Protestors against police violence in 2020 were then entirely accurate in seeing racist monuments as the infrastructural expression of white sight. By the same token, it became clear in 2020 that for certain white-identified people, whiteness was more important than their health or safety, let alone the shibboleth of democracy. Monuments are at least easy to find. Even tagging their plinth with graffiti can de-activate their function as the infrastructure of white supremacy. Now for the harder part: How can the constitutive patriarchal anger-power of white supremacy materialized in the monument be de-activated?
Class Failure
In The Wretched of the Earth (1961), Frantz Fanon saw the marginalized and precarious people in Algeria’s cities, those who “turn in circles between suicide and madness,” as its most revolutionary class. These ungovernable and spontaneous “revolutionary forces,” dismissed by Marx as the lumpenproletariat, were the only ones who could create a new way to be human. Think of Ali La Pointe in Gillo Pontecorvo’s classic film The Battle of Algiers (1966).

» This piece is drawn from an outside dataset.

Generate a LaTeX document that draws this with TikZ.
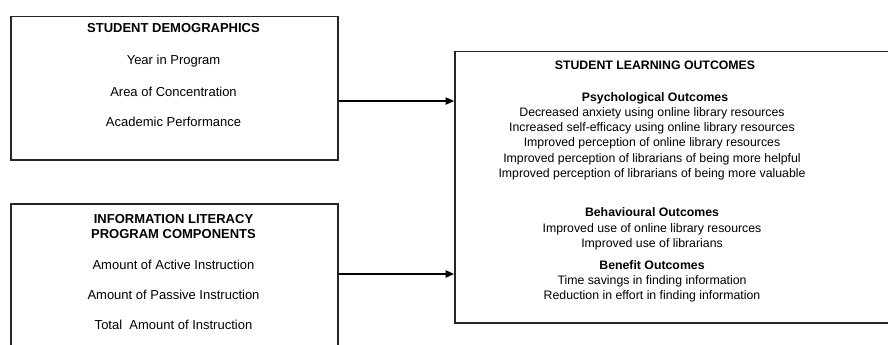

Recall, too, that on the first day of Algerian independence, these urban fighters set about taking down French colonial statues.
Building on Fanon’s ideas, the Black Panthers visualized the US as racially divided between Black Country and Mother Country. Both countries were internally divided between the traditional working-class and the new Lumpen. For Eldridge Cleaver, the “working-class is the right wing and the lumpenproletariat is the left-wing.”

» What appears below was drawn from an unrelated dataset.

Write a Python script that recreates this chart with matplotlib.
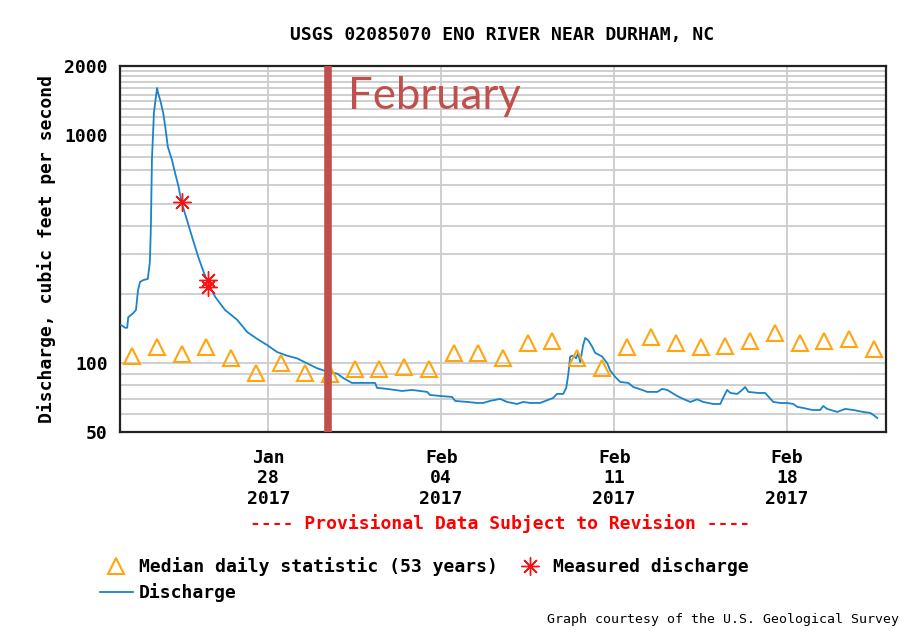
import matplotlib
matplotlib.use("Agg")
import matplotlib.pyplot as plt
import matplotlib.dates as mdates
import pandas as pd

plt.rcParams["font.family"] = "DejaVu Sans Mono"
plt.rcParams["font.weight"] = "bold"

site_title = "USGS 02085070 ENO RIVER NEAR DURHAM, NC"
y_label = "Discharge, cubic feet per second"

# 15-minute discharge (cfs)
discharge_times = [
    "01-22 01:00", "01-22 05:00", "01-22 07:00", "01-22 08:00", "01-22 13:00",
    "01-22 15:30", "01-22 17:30", "01-22 19:30", "01-22 22:30", "01-23 03:00",
    "01-23 05:00", "01-23 06:00", "01-23 07:00", "01-23 09:00", "01-23 12:00",
    "01-23 13:00", "01-23 15:00", "01-23 18:00", "01-23 20:00", "01-23 22:30",
    "01-24 02:30", "01-24 05:30", "01-24 08:30", "01-24 12:00", "01-24 17:00",
    "01-24 22:00", "01-25 04:00", "01-25 08:30", "01-25 13:30", "01-25 20:30",
    "01-26 06:00", "01-26 17:45", "01-27 03:30", "01-27 13:00", "01-27 23:00",
    "01-28 08:30", "01-28 18:00", "01-29 04:00", "01-29 13:30", "01-29 23:30",
    "01-30 09:00", "01-30 19:00", "01-31 00:45", "01-31 09:15", "01-31 20:00",
    "02-01 07:45", "02-01 09:40", "02-01 19:30", "02-02 10:00", "02-02 19:40",
    "02-03 10:20", "02-03 13:10", "02-03 23:00", "02-04 10:30", "02-04 13:30",
    "02-05 01:10", "02-05 10:50", "02-05 16:45", "02-05 23:30", "02-06 09:10",
    "02-06 16:00", "02-07 01:40", "02-07 07:40", "02-07 14:20", "02-08 00:00",
    "02-08 07:50", "02-08 12:45", "02-08 16:30", "02-08 22:30", "02-09 01:25",
    "02-09 03:20", "02-09 05:15", "02-09 08:10", "02-09 11:00", "02-09 13:00",
    "02-09 15:00", "02-09 17:50", "02-09 19:50", "02-09 22:45", "02-10 02:40",
    "02-10 05:30", "02-10 12:15", "02-10 17:15", "02-10 20:05", "02-11 01:00",
    "02-11 05:50", "02-11 13:40", "02-11 18:30", "02-12 03:10", "02-12 08:10",
    "02-12 17:50", "02-12 22:40", "02-13 03:30", "02-13 08:20", "02-13 13:10",
    "02-13 19:00", "02-14 01:50", "02-14 08:40", "02-14 14:25", "02-15 00:20",
    "02-15 07:00", "02-15 09:50", "02-15 13:40", "02-15 16:50", "02-15 23:30",
    "02-16 04:20", "02-16 07:10", "02-16 10:20", "02-16 20:00", "02-17 02:40",
    "02-17 10:30", "02-17 17:20", "02-18 00:00", "02-18 06:00", "02-18 09:50",
    "02-18 15:40", "02-19 00:30", "02-19 08:10", "02-19 11:00", "02-19 14:50",
    "02-20 00:40", "02-20 08:20", "02-20 16:20", "02-21 01:50", "02-21 08:40",
    "02-21 11:40", "02-21 15:30",
]
discharge_cfs = [
    147, 143, 143, 159, 166,
    171, 209, 227, 231, 234,
    277, 395, 775, 1258, 1602,
    1523, 1420, 1245, 1081, 884,
    775, 680, 603, 503, 424,
    357, 292, 256, 225, 195,
    171, 155, 137, 128, 120,
    112, 108, 105, 100, 95,
    92, 90, 86.2, 82.0, 82.0,
    82.0, 78.0, 77.2, 75.6, 76.4,
    74.9, 72.6, 71.9, 71.2, 68.4,
    67.7, 67.0, 67.0, 68.4, 69.8,
    67.7, 66.3, 67.7, 67.0, 67.0,
    69.1, 70.5, 73.4, 73.4, 78.0,
    88.9, 107, 108, 105, 111,
    101, 120, 129, 126, 118,
    111, 107, 100, 93, 87.1,
    82.8, 82.0, 78.7, 76.4, 74.9,
    74.9, 77.2, 76.4, 74.1, 71.9,
    69.8, 67.7, 69.5, 67.7, 66.3,
    66.3, 70.5, 76.4, 74.1, 73.4,
    76.4, 78.7, 74.9, 74.1, 74.1,
    67.7, 67.0, 67.0, 66.3, 64.4,
    63.7, 62.4, 62.4, 65.0, 63.1,
    61.2, 63.1, 62.4, 61.2, 60.6,
    59.4, 57.6,
]

# median daily statistic (53 years), one value per day at noon
median_start = "2017-01-22 12:00"
median_cfs = [
    108, 118, 110, 118, 105, 91, 100, 91, 90, 94,
    94, 96, 94, 111, 111, 105, 122, 125, 105, 95,
    118, 130, 122, 118, 119, 125, 136, 122, 125, 128, 116,
]

measured_times = ["2017-01-24 12:00", "2017-01-25 13:30", "2017-01-25 13:30"]
measured_cfs = [508, 231, 216]

month_marker = "2017-01-30 10:30"
month_label = "February"

x_start, x_end = "2017-01-22", "2017-02-22"
y_ticks = [50, 100, 1000, 2000]
grid_levels = [60, 70, 80, 90, 100, 200, 300, 400, 500, 600, 700, 800, 900,
               1000, 1100, 1200, 1300, 1400, 1500, 1600, 1700, 1800, 1900]
week_ticks = ["2017-01-28", "2017-02-04", "2017-02-11", "2017-02-18"]

q_time = pd.to_datetime(["2017-" + t for t in discharge_times])
m_time = pd.date_range(median_start, periods=len(median_cfs), freq="D")
s_time = pd.to_datetime(measured_times)

fig = plt.figure(figsize=(9.05, 6.33), dpi=100)
ax = fig.add_axes([120 / 905, 201 / 633, 766 / 905, 366 / 633])

ax.set_yscale("log")
ax.set_ylim(50, 2000)
ax.set_xlim(pd.Timestamp(x_start), pd.Timestamp(x_end))

for lvl in grid_levels:
    ax.axhline(lvl, color="#cccccc", lw=1.3, zorder=0)
for wk in week_ticks:
    ax.axvline(pd.Timestamp(wk), color="#cccccc", lw=1.3, zorder=0)

ax.plot(q_time, discharge_cfs, color="#1a83cc", lw=1.3, zorder=3,
        label="Discharge")
ax.plot(m_time, median_cfs, ls="none", marker="^", ms=12, mfc="none",
        mec="#ffa510", mew=1.5, zorder=4,
        label="Median daily statistic (53 years)")
ax.plot(s_time, measured_cfs, ls="none", marker=(8, 2, 0), ms=13,
        color="#ff1010", mew=1.0, zorder=5, label="Measured discharge")

ax.axvline(pd.Timestamp(month_marker), ymax=0.995, color="#c0504d", lw=5.5,
           zorder=6)
ax.text(pd.Timestamp(month_marker) + pd.Timedelta(hours=19), 1470, month_label,
        family="Lato", fontweight="normal", fontsize=31.5, color="#c0504d",
        va="center", ha="left", zorder=7)

ax.set_yticks(y_ticks)
ax.set_yticklabels([str(v) for v in y_ticks])
ax.yaxis.set_minor_locator(matplotlib.ticker.NullLocator())
ax.set_xticks(pd.to_datetime(week_ticks))
ax.xaxis.set_major_formatter(mdates.DateFormatter("%b\n%d\n%Y"))
ax.tick_params(axis="both", length=0, labelsize=13)
ax.tick_params(axis="y", pad=9)
ax.tick_params(axis="x", pad=12)
for lbl in ax.get_xticklabels():
    lbl.set_linespacing(1.2)

for side in ax.spines.values():
    side.set_linewidth(1.6)
    side.set_color("#222222")

ax.set_ylabel(y_label, fontsize=13, fontweight="bold", labelpad=6)
fig.text(0.555, 1 - 35 / 633, site_title, ha="center", va="center", fontsize=13)
fig.text(0.553, 1 - 524 / 633, "---- Provisional Data Subject to Revision ----",
         ha="center", va="center", fontsize=13, color="#ff0000")
fig.text(1 - 6 / 905, 1 - 620 / 633, "Graph courtesy of the U.S. Geological Survey",
         ha="right", va="center", fontsize=9.5, fontweight="normal")

handles, labels = ax.get_legend_handles_labels()
order = [1, 0, 2]
fig.legend([handles[i] for i in order], [labels[i] for i in order],
           loc="upper left", bbox_to_anchor=(100 / 905, 1 - 557 / 633),
           ncol=2, frameon=False, fontsize=13, handlelength=1.8,
           handletextpad=0.35, labelspacing=0.4, columnspacing=0.9,
           borderpad=0, borderaxespad=0)

fig.savefig("out.png", dpi=100)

The Lumpen were those who could not or would not find a place, those who had no part. George Jackson saw this could mean a realignment of “campus agitators” with “lumpenproletariat intellectuals” and redirected traditional organizers. Any chance of achieving that shift was repressed by murderous state violence.
In the UK, sociologist Frank Worsley, who met Fanon in Accra in 1960, saw another possibility. He worried that this splitting of what had been thought of as “the” working class—often just called “the class”—could transform sectors of the traditional working class into “shock troops of Right wing populism.” Reading Worsley helped Stuart Hall to his signature insight: “race is the modality through which class is lived and experienced.”
From the present-day, it seems clear that the identification of a segmented “white working class” has indeed resolved into shock troops of Right wing populism, supporting Brexit and Trump respectively. That realignment was a reaction to decolonization and the challenge to imperial power, whether in the UK or US.
It won’t help in this context to use imperial and nation-state derived concepts to unbuild whiteness, such as the old call to be a “race traitor,” or more recent ones for whiteness’s “death.” That’s just redirecting white patriarchal anger against itself, which only validates it.
More precisely still, anti-racist white-identified people should not target a monolithic “whiteness” as such because that concedes that it exists. Worse yet, it makes it central, just as patriarchal anger-power would have it. I’m trying in this project to hack white sight as a technology, an operating system that helps produce the monument that does not exist: whiteness as such.